[Dataset excerpt]
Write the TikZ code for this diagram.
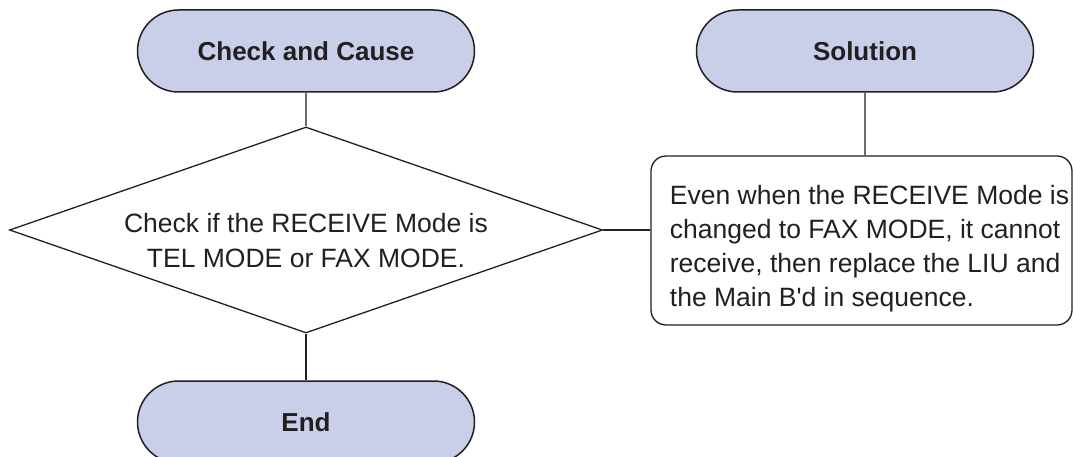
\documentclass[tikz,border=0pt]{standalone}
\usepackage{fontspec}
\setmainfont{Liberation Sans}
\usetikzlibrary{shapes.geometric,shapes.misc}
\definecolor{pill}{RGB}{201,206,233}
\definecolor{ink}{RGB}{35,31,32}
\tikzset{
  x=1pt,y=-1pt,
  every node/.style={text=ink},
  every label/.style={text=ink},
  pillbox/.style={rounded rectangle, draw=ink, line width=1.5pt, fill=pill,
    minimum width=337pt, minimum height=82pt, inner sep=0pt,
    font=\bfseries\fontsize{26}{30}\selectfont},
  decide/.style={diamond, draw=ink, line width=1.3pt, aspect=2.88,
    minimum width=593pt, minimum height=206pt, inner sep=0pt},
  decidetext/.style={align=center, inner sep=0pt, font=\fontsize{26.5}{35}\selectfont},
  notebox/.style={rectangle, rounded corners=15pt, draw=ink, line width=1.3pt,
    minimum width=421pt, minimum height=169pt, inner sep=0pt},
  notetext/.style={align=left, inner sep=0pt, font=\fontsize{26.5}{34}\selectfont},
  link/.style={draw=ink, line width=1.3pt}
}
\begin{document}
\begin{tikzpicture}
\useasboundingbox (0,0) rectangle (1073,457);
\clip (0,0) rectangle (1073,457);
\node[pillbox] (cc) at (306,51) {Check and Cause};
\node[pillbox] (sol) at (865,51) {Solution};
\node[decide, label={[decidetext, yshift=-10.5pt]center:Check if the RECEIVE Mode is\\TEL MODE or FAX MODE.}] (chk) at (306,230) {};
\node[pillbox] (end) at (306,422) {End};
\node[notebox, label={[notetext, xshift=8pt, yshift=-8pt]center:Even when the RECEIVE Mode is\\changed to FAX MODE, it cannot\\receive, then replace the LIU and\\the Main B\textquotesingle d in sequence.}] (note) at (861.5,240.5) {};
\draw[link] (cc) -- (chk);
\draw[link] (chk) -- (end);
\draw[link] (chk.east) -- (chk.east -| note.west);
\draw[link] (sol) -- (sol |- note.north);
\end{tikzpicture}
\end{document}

---

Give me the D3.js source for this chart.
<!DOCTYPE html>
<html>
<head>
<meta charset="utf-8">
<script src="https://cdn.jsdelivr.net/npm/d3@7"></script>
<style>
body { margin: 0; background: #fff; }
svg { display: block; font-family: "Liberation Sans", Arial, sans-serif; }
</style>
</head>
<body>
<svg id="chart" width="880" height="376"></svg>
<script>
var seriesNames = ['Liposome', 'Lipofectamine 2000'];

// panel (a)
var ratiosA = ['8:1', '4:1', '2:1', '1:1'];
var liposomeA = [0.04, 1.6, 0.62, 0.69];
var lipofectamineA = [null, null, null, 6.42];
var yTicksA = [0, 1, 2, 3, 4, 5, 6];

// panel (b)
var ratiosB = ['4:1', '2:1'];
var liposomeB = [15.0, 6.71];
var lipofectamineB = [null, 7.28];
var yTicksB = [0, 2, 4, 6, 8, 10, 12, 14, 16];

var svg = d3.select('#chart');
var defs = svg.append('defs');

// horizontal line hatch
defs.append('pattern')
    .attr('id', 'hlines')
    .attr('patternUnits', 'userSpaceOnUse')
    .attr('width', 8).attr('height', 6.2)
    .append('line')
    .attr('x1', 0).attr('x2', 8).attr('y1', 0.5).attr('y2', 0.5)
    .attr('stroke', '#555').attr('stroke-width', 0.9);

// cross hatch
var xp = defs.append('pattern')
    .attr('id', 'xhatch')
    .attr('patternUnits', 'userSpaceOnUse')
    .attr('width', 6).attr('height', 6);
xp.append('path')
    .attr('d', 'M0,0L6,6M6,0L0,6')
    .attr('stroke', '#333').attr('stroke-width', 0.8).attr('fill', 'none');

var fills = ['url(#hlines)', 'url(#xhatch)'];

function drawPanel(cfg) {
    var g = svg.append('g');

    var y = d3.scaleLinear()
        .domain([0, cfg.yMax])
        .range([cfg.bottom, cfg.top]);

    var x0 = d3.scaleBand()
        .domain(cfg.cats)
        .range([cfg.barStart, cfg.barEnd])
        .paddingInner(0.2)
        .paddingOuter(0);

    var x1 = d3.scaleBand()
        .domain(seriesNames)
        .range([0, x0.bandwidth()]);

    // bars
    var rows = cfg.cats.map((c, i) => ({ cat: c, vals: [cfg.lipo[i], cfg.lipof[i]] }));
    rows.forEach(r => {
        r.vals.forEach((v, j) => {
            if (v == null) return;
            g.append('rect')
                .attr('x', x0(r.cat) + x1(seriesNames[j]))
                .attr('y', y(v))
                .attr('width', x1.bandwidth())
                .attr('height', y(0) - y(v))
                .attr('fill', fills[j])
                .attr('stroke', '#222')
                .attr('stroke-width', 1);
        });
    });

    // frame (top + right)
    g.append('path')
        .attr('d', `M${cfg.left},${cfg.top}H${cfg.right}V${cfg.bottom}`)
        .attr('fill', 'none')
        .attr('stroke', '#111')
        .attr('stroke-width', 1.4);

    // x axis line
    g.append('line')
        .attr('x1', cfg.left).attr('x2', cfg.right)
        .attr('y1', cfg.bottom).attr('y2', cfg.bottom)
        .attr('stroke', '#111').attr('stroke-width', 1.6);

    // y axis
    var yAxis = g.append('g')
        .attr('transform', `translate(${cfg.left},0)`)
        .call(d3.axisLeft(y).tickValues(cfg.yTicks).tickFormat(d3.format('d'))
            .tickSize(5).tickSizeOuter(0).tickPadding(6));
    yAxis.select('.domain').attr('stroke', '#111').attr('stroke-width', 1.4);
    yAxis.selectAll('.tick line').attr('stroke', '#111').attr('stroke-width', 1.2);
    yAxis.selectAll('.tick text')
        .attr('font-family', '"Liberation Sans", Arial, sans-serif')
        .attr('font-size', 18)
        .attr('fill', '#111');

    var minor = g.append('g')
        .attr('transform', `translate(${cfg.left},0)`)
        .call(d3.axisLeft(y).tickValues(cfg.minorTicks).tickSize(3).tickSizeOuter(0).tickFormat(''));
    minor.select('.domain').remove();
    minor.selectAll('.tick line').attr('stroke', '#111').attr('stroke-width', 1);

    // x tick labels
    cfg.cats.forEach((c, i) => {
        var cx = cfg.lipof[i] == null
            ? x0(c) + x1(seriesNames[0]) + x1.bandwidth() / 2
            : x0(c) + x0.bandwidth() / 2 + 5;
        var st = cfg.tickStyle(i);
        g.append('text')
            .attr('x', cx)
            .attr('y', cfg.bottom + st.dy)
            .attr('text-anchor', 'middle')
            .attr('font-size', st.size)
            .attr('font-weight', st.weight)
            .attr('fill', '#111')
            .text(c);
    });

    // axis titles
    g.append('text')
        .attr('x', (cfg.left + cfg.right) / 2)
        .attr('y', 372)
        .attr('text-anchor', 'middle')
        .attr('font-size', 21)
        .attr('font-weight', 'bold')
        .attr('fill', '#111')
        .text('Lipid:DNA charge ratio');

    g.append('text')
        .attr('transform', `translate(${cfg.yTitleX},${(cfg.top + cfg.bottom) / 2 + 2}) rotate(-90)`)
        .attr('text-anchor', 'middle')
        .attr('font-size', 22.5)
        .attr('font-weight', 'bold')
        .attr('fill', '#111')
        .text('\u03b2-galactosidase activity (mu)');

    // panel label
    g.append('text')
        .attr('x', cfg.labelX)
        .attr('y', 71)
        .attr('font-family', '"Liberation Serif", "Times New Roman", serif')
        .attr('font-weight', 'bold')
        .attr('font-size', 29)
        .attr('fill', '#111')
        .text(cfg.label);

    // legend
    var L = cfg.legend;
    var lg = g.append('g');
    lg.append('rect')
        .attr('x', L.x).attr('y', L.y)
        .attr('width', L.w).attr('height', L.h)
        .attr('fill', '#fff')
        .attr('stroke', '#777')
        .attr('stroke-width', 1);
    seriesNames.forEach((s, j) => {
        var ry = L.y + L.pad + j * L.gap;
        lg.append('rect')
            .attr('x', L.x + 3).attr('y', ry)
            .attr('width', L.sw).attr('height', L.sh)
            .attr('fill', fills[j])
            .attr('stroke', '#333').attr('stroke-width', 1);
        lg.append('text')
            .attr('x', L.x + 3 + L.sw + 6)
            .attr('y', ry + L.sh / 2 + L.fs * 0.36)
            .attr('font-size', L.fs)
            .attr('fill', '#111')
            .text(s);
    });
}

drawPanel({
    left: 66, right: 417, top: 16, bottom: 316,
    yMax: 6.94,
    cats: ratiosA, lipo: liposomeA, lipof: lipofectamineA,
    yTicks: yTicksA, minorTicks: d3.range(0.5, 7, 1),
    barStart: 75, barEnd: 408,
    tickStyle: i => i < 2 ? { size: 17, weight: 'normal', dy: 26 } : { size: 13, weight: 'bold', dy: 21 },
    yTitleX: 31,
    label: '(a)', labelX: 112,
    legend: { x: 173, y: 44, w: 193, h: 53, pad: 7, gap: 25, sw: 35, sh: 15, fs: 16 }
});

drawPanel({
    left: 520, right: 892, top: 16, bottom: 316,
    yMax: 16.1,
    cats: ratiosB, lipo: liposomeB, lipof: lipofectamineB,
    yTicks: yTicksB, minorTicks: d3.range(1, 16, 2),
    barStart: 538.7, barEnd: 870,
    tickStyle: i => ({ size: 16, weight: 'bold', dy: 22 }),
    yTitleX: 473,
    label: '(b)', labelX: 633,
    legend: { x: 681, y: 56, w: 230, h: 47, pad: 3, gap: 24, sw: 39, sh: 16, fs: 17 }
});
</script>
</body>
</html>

* * *

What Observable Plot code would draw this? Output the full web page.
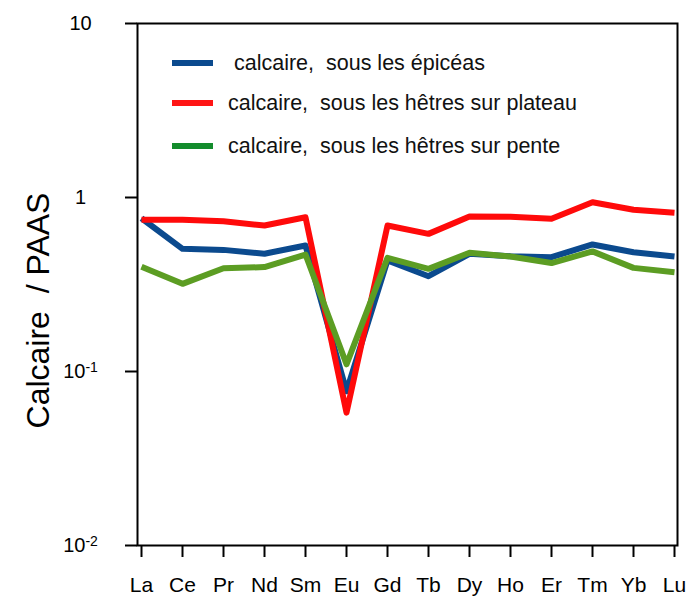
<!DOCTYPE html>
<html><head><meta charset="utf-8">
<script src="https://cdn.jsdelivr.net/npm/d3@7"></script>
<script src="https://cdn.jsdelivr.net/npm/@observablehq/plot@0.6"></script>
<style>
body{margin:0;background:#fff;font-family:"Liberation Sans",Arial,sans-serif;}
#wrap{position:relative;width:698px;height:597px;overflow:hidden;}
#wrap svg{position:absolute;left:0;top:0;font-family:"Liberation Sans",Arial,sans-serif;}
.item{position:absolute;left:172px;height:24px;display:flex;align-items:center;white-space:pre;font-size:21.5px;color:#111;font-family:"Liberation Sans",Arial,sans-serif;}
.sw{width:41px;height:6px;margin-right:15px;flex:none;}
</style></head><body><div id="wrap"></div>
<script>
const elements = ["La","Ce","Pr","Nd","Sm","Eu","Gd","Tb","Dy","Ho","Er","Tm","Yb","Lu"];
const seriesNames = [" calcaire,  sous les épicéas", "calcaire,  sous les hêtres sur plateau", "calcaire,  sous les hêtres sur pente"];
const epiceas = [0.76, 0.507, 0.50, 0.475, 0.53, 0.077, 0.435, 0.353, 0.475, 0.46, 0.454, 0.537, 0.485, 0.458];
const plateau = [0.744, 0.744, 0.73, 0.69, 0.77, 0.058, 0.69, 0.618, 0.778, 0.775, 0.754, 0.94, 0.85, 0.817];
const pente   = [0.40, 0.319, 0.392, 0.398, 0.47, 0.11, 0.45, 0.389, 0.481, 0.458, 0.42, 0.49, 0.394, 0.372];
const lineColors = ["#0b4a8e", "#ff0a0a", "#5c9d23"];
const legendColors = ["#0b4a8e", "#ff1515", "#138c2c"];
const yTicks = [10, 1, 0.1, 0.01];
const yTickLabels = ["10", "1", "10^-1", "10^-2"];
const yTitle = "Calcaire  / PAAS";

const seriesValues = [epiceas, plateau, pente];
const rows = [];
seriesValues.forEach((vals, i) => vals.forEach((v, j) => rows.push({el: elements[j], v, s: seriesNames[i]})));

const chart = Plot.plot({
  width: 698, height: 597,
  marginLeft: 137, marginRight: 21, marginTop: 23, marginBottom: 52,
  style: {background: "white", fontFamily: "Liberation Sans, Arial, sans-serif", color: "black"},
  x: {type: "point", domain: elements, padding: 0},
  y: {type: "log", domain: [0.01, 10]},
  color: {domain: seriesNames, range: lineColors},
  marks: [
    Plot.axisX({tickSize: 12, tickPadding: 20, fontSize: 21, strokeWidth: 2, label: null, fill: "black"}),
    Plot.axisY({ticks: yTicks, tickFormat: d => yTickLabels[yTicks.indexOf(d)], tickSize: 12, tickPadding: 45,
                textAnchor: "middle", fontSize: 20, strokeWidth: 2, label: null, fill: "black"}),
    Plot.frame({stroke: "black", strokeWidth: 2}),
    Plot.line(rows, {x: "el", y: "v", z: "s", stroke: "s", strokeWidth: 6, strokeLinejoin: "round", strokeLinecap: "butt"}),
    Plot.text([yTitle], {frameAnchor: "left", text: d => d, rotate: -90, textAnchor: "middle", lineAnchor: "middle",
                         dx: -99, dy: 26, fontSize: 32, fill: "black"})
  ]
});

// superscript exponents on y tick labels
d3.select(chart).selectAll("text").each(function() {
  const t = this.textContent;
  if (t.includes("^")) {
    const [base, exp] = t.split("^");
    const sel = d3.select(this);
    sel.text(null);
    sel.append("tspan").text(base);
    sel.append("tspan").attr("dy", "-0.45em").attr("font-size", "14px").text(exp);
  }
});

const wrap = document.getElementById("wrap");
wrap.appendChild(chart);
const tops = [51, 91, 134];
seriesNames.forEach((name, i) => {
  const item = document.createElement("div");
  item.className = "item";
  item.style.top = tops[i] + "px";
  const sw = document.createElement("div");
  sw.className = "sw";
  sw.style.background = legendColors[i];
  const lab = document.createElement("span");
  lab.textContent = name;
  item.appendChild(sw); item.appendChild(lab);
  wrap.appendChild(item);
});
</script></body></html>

§ GIVEN EXERCISE:
Across the entries above, how many lines contain "chart"? Provide only the count.

§ TASK RESULT:
6